__RECORDS SHOWN__.
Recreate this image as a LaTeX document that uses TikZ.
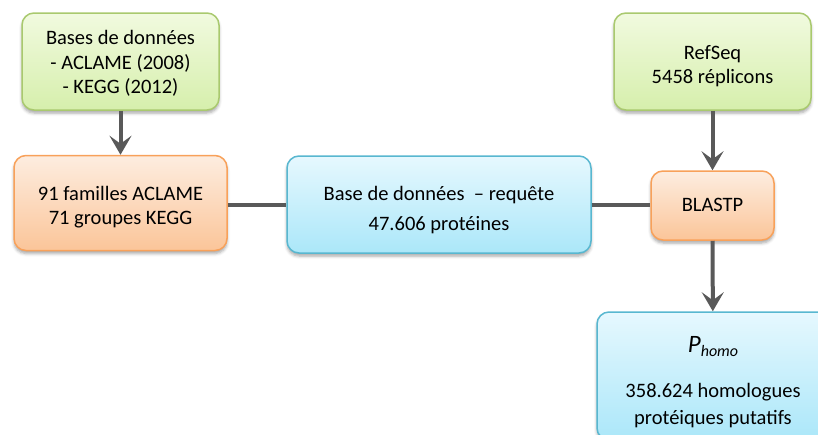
\documentclass[tikz,border=0pt]{standalone}
\usepackage{fontspec}
\setmainfont{Carlito}
\usetikzlibrary{arrows.meta,shadows.blur}

\definecolor{greenline}{HTML}{A9C96E}
\definecolor{greentop}{HTML}{F1FADF}
\definecolor{greenbot}{HTML}{D6EFAC}
\definecolor{orangeline}{HTML}{F8A15A}
\definecolor{orangetop}{HTML}{FDEDE0}
\definecolor{orangebot}{HTML}{FBC599}
\definecolor{blueline}{HTML}{58B7D0}
\definecolor{bluetop}{HTML}{E6F8FE}
\definecolor{bluebot}{HTML}{ABE7F9}
\definecolor{linkgrey}{HTML}{595959}

% centred lines of box text, lowered by #1 without changing the box size
\newcommand\boxlines[2]{\raisebox{-#1}[\height][\depth]{%
  \begin{tabular}{@{}c@{}}#2\end{tabular}}}

\tikzset{
  box/.style={rounded corners=12pt, line width=1.5pt,
    inner sep=0pt, font=\fontsize{20.5}{24.5}\selectfont,
    blur shadow={shadow xshift=0pt, shadow yshift=-3pt,
      shadow blur radius=3pt, shadow opacity=35}},
  greenbox/.style={box, draw=greenline, top color=greentop, bottom color=greenbot},
  orangebox/.style={box, draw=orangeline, top color=orangetop, bottom color=orangebot},
  bluebox/.style={box, draw=blueline, top color=bluetop, bottom color=bluebot},
  link/.style={draw=linkgrey, line width=4pt},
  arrowlink/.style={link, -{Stealth[length=19pt, width=22pt, inset=8pt]}}
}

\begin{document}
\begin{tikzpicture}[x=1pt, y=-1pt]
\useasboundingbox (0,0) rectangle (818,434);
\clip (0,0) rectangle (818,434);

% source databases
\node[greenbox, minimum width=197pt, minimum height=97pt] (dbs) at (120.5,61.5)
  {\boxlines{3pt}{Bases de données\\- ACLAME (2008)\\- KEGG (2012)}};
\node[greenbox, minimum width=197pt, minimum height=97pt] (refseq) at (712.5,61.5)
  {\boxlines{5pt}{RefSeq\\5458 réplicons}};

% processing steps
\node[orangebox, minimum width=213pt, minimum height=95pt] (fam) at (120.5,203)
  {\boxlines{4.5pt}{91 familles ACLAME\\71 groupes KEGG}};
\node[bluebox, minimum width=304pt, minimum height=97pt,
  font=\fontsize{20.5}{30}\selectfont] (query) at (439,204.5)
  {\boxlines{5pt}{Base de données \ – requête\\47.606 protéines}};
\node[orangebox, minimum width=123pt, minimum height=69pt] (blast) at (712.5,205.5)
  {\boxlines{1pt}{BLASTP}};

% result
\node[bluebox, minimum width=232pt, minimum height=128pt,
  font=\fontsize{20.5}{27}\selectfont] (homo) at (713,376)
  {\boxlines{7pt}{{\fontsize{25}{27}\selectfont\textit{P}\raisebox{-0.35ex}{\fontsize{16}{16}\selectfont\textit{homo}}}\\[18pt]
   358.624 homologues\\protéiques putatifs}};

% connectors
\draw[arrowlink] (dbs) -- (fam);
\draw[link] (fam.east |- 0,205) -- (query.west |- 0,205);
\draw[link] (query.east |- 0,205) -- (blast.west |- 0,205);
\draw[arrowlink] (refseq) -- (blast);
\draw[arrowlink] (blast) -- (homo);
\end{tikzpicture}
\end{document}
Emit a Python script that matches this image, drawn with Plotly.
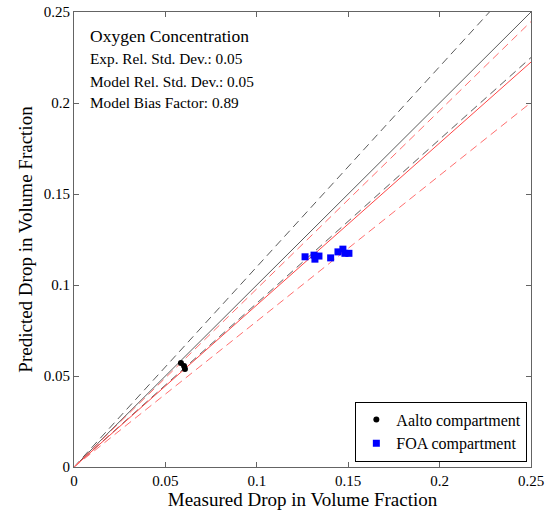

__GOAL__. Reproduce every record word for word. The copy must contain no pictures.

__THE REPLY__.
Recreate this image as a LaTeX document that uses TikZ.
\documentclass[tikz,border=0pt]{standalone}
\usepackage{fontspec}
\setmainfont{Carlito}
\usetikzlibrary{arrows.meta,shadows.blur}

\definecolor{greenline}{HTML}{A9C96E}
\definecolor{greentop}{HTML}{F1FADF}
\definecolor{greenbot}{HTML}{D6EFAC}
\definecolor{orangeline}{HTML}{F8A15A}
\definecolor{orangetop}{HTML}{FDEDE0}
\definecolor{orangebot}{HTML}{FBC599}
\definecolor{blueline}{HTML}{58B7D0}
\definecolor{bluetop}{HTML}{E6F8FE}
\definecolor{bluebot}{HTML}{ABE7F9}
\definecolor{linkgrey}{HTML}{595959}

% centred lines of box text, lowered by #1 without changing the box size
\newcommand\boxlines[2]{\raisebox{-#1}[\height][\depth]{%
  \begin{tabular}{@{}c@{}}#2\end{tabular}}}

\tikzset{
  box/.style={rounded corners=12pt, line width=1.5pt,
    inner sep=0pt, font=\fontsize{20.5}{24.5}\selectfont,
    blur shadow={shadow xshift=0pt, shadow yshift=-3pt,
      shadow blur radius=3pt, shadow opacity=35}},
  greenbox/.style={box, draw=greenline, top color=greentop, bottom color=greenbot},
  orangebox/.style={box, draw=orangeline, top color=orangetop, bottom color=orangebot},
  bluebox/.style={box, draw=blueline, top color=bluetop, bottom color=bluebot},
  link/.style={draw=linkgrey, line width=4pt},
  arrowlink/.style={link, -{Stealth[length=19pt, width=22pt, inset=8pt]}}
}

\begin{document}
\begin{tikzpicture}[x=1pt, y=-1pt]
\useasboundingbox (0,0) rectangle (818,434);
\clip (0,0) rectangle (818,434);

% source databases
\node[greenbox, minimum width=197pt, minimum height=97pt] (dbs) at (120.5,61.5)
  {\boxlines{3pt}{Bases de données\\- ACLAME (2008)\\- KEGG (2012)}};
\node[greenbox, minimum width=197pt, minimum height=97pt] (refseq) at (712.5,61.5)
  {\boxlines{5pt}{RefSeq\\5458 réplicons}};

% processing steps
\node[orangebox, minimum width=213pt, minimum height=95pt] (fam) at (120.5,203)
  {\boxlines{4.5pt}{91 familles ACLAME\\71 groupes KEGG}};
\node[bluebox, minimum width=304pt, minimum height=97pt,
  font=\fontsize{20.5}{30}\selectfont] (query) at (439,204.5)
  {\boxlines{5pt}{Base de données \ – requête\\47.606 protéines}};
\node[orangebox, minimum width=123pt, minimum height=69pt] (blast) at (712.5,205.5)
  {\boxlines{1pt}{BLASTP}};

% result
\node[bluebox, minimum width=232pt, minimum height=128pt,
  font=\fontsize{20.5}{27}\selectfont] (homo) at (713,376)
  {\boxlines{7pt}{{\fontsize{25}{27}\selectfont\textit{P}\raisebox{-0.35ex}{\fontsize{16}{16}\selectfont\textit{homo}}}\\[18pt]
   358.624 homologues\\protéiques putatifs}};

% connectors
\draw[arrowlink] (dbs) -- (fam);
\draw[link] (fam.east |- 0,205) -- (query.west |- 0,205);
\draw[link] (query.east |- 0,205) -- (blast.west |- 0,205);
\draw[arrowlink] (refseq) -- (blast);
\draw[arrowlink] (blast) -- (homo);
\end{tikzpicture}
\end{document}
Emit a Python script that matches this image, drawn with Plotly.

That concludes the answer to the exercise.